EU ambassadors on Friday gave formal approval to 27 names for the next European Commission. Their decision paves the way for the concluding vote by MEPs next Wednesday on the ratification of the Ursula von der Leyen commission, allowing the new executive to take up office on December 1st, a month after planned.
Britain’s nomination for that part of the term during which it remains a member of the EU is still awaited. The commission has threatened infringement proceedings for the UK’s failure to produce a name – a treaty obligation – and a deadline for responding passed on Friday. On Monday, proceedings are expected to be formally launched.
The ambassadors received legal advice from both commission and European Council legal services that the commission would be properly constituted at 27. Although the commission was coy about the content of that advice, a diplomatic source confirmed that: “Yes, it’s legally sound.”
There had been concern that the British refusal to name a commissioner, even if only for a couple of months, might jeopardise some decisions of the new commission legally.
Substitute candidates
On Thursday European Parliament president David Sassoli confirmed that MEPs had cleared all the substitute candidates for the commission on the basis of their parliamentary hearings last week. Ireland’s commissioner, Phil Hogan, has been given the trade portfolio.
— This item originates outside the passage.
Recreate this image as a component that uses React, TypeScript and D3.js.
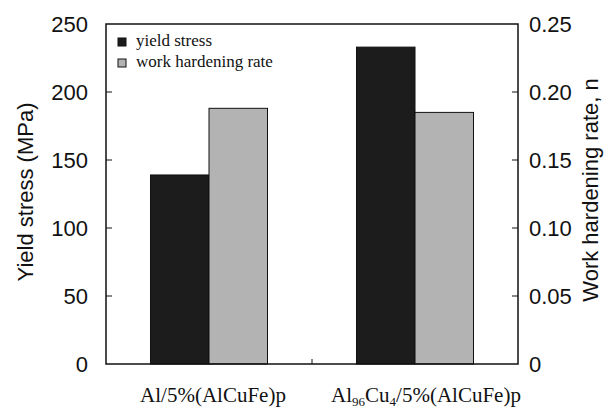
import * as d3 from 'd3';
import React from 'react';

// data
const categories = ['Al/5%(AlCuFe)p', 'Al96Cu4/5%(AlCuFe)p'];
const yieldStress = [139, 233]; // MPa, left axis
const hardeningRate = [0.188, 0.185]; // n, right axis
const leftTicks = [0, 50, 100, 150, 200, 250];
const rightTicks = [0, 0.05, 0.1, 0.15, 0.2, 0.25];
const seriesNames = ['yield stress', 'work hardening rate'];
const seriesColors = ['#1c1c1c', '#b3b3b3'];

const width = 612;
const height = 410;
const marginLeft = 106;
const marginRight = 94;
const marginTop = 24;
const marginBottom = 46;

const App = () => {
  const x0 = marginLeft;
  const x1 = width - marginRight;
  const y0 = height - marginBottom;

  const yL = d3.scaleLinear([0, 250], [y0, marginTop]);
  const yR = d3.scaleLinear([0, 0.25], [y0, marginTop]);

  // one band per material, two bars inside each band
  const xg = d3.scaleBand(categories, [x0, x1]).paddingInner(0.432).paddingOuter(0.216);
  const xs = d3.scaleBand([0, 1], [0, xg.bandwidth()]);

  const sans = 'Liberation Sans, Arial, sans-serif';
  const serif = 'Liberation Serif, Times New Roman, serif';
  const labelShift = [4, 11];
  const sepX = (x0 + x1) / 2;

  return (
    <svg width={width} height={height} style={{ position: 'absolute', left: 0, top: 0 }}>
      <rect width={width} height={height} fill="white" />

      {/* bars */}
      {categories.map((c, i) => (
        <g key={c} transform={`translate(${xg(c)},0)`} stroke="#111" strokeWidth={1}>
          <rect x={xs(0)} y={yL(yieldStress[i])} width={xs.bandwidth()} height={y0 - yL(yieldStress[i])} fill={seriesColors[0]} />
          <rect x={xs(1)} y={yR(hardeningRate[i])} width={xs.bandwidth()} height={y0 - yR(hardeningRate[i])} fill={seriesColors[1]} />
        </g>
      ))}

      {/* frame */}
      <rect x={x0} y={marginTop} width={x1 - x0} height={y0 - marginTop} fill="none" stroke="#111" strokeWidth={1.5} />

      {/* left axis */}
      {leftTicks.map((t) => (
        <g key={'l' + t}>
          {t > 0 && t < 250 && <line x1={x0} x2={x0 + 6} y1={yL(t)} y2={yL(t)} stroke="#111" strokeWidth={1} />}
          <text x={x0 - 18} y={yL(t)} dy="0.36em" textAnchor="end" fontFamily={sans} fontSize={22} fill="#111">
            {t}
          </text>
        </g>
      ))}

      {/* right axis */}
      {rightTicks.map((t) => (
        <g key={'r' + t}>
          {t > 0 && t < 0.25 && <line x1={x1} x2={x1 - 6} y1={yR(t)} y2={yR(t)} stroke="#111" strokeWidth={1} />}
          <text x={x1 + 11} y={yR(t)} dy="0.36em" textAnchor="start" fontFamily={sans} fontSize={22} fill="#111">
            {t === 0 ? '0' : d3.format('.2f')(t)}
          </text>
        </g>
      ))}

      {/* separator tick between groups */}
      <line x1={sepX} x2={sepX} y1={y0} y2={y0 - 5} stroke="#111" strokeWidth={1} />

      {/* axis titles */}
      <text transform={`translate(33,192) rotate(-90)`} textAnchor="middle" fontFamily={sans} fontSize={22} fill="#111">
        Yield stress (MPa)
      </text>
      <text transform={`translate(598,190) rotate(-90)`} textAnchor="middle" fontFamily={sans} fontSize={22} fill="#111">
        Work hardening rate, n
      </text>

      {/* category labels */}
      {categories.map((c, i) => {
        const cx = (xg(c) ?? 0) + xg.bandwidth() / 2 + labelShift[i];
        return (
          <text key={c} x={cx} y={402} textAnchor="middle" fontFamily={serif} fontSize={21} fill="#111">
            {i === 0 ? (
              c
            ) : (
              <>
                Al<tspan fontSize={13} dy={3.5}>96</tspan>
                <tspan dy={-3.5}>Cu</tspan>
                <tspan fontSize={13} dy={3.5}>4</tspan>
                <tspan dy={-3.5}>/5%(AlCuFe)p</tspan>
              </>
            )}
          </text>
        );
      })}

      {/* legend */}
      {seriesNames.map((s, i) => (
        <g key={s} transform={`translate(118,${38 + i * 21})`}>
          <rect width={8} height={8} fill={seriesColors[i]} stroke="#111" strokeWidth={1} />
          <text x={18} y={8} fontFamily={serif} fontSize={17} fill="#111">
            {s}
          </text>
        </g>
      ))}
    </svg>
  );
};

export default App;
Three nominees, from France, Hungary and Romania, had been rejected in the first round of hearings and their replacements met with approval although doubts were expressed about Hungarian Olivér Várhelyi for the enlargement brief, which will also involve supervision of rule-of-law progress in the western Balkans. Mr Várhelyi, a former ambassador to the EU, had made clear, however, that he is not a member of the ruling Fidesz party.
France’s Thiery Breton faced some criticism over his big business background. “If the vote is positive, on December 1st the European Commission will be able to start its own work,” Mr Sassoli said.
That vote will close what has been a particularly tetchy confirmation process, but one in which MEPs have successfully established new ground rules for the future in their long-running power struggle with the other institutions.
Although the relevant EU treaty gives parliament only the right to vote up or down the full list of commissioners as a block, MEPs have won the important right, politically anyway, to vet and reject each member of the new team.
The process was marked by a degree of deference to MEPs from the new commissioners and von der Leyen that reflects a significant shift on previous commissions.